Açık havada maske takmalı mı?
“Açık havada, eski günlerdeki gibi bir konser ortamına girmediğiniz, kalabalığa karışmadığınız şartlarda maske takmanın gerekli olduğuna artık inanmıyoruz. Özellikle aşılı insanlar için geçerli. Eğer bir toplumda çok fazla aşısız insan varsa, hala maske takmanın iyi olacağı görüşündeyiz.”
Aşıların ne kadar süre koruduğunu ne zaman öğreneceğiz?
“Aşıların bizi ne kadar süre koruduğu koruyacağını bilgisine eylül ayında hep birlikte göreceğiz. O zaman veriler yavaş yavaş gelmeye başlayacak bir yıl sonrasına dair. Ama genel olarak birçok bilim insanının bu konuda bir ortak görüşü var. Bir rapele (yeni doz) ihtiyacımız olacak. Ama bunun ne zaman olacağına henüz cevap veremiyoruz.”
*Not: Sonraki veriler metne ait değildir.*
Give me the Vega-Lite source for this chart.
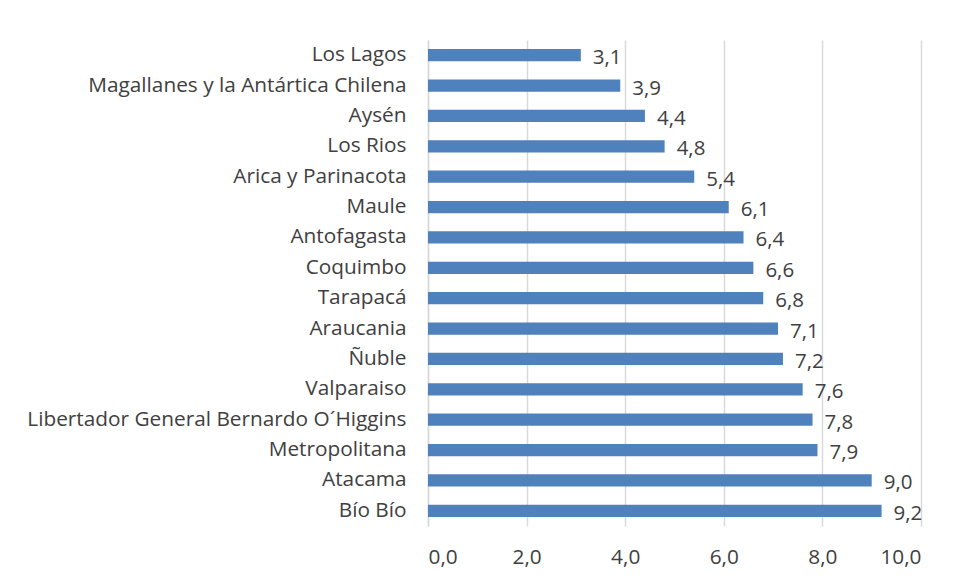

Türkiye için normalleşme ne zaman?
“Sürü bağışıklığı için Türkiye’nin biraz daha aşılamaya ağırlık vermesi gerekiyor. Şu an aşılama yaşı 50-55 yaş civarına inmiş durumda. Bunun 18 yaş ve üstüne kadar inip toplumun olabildiğince aşılanması lazım. Tekrar altını çizeyim; şu aşı ya da bu aşı demiyoruz. Aşıların bu kollara yapılması lazım ki hayat artık normale dönmeye başlasın. Ama artık tünelin ucunda ışık var ve hızlı şekilde yaklaşıyoruz aşı çalışmalarının etkisiyle. Biraz daha dişimizi sıkalım. Güzel günler gelecek diye düşünüyoruz.”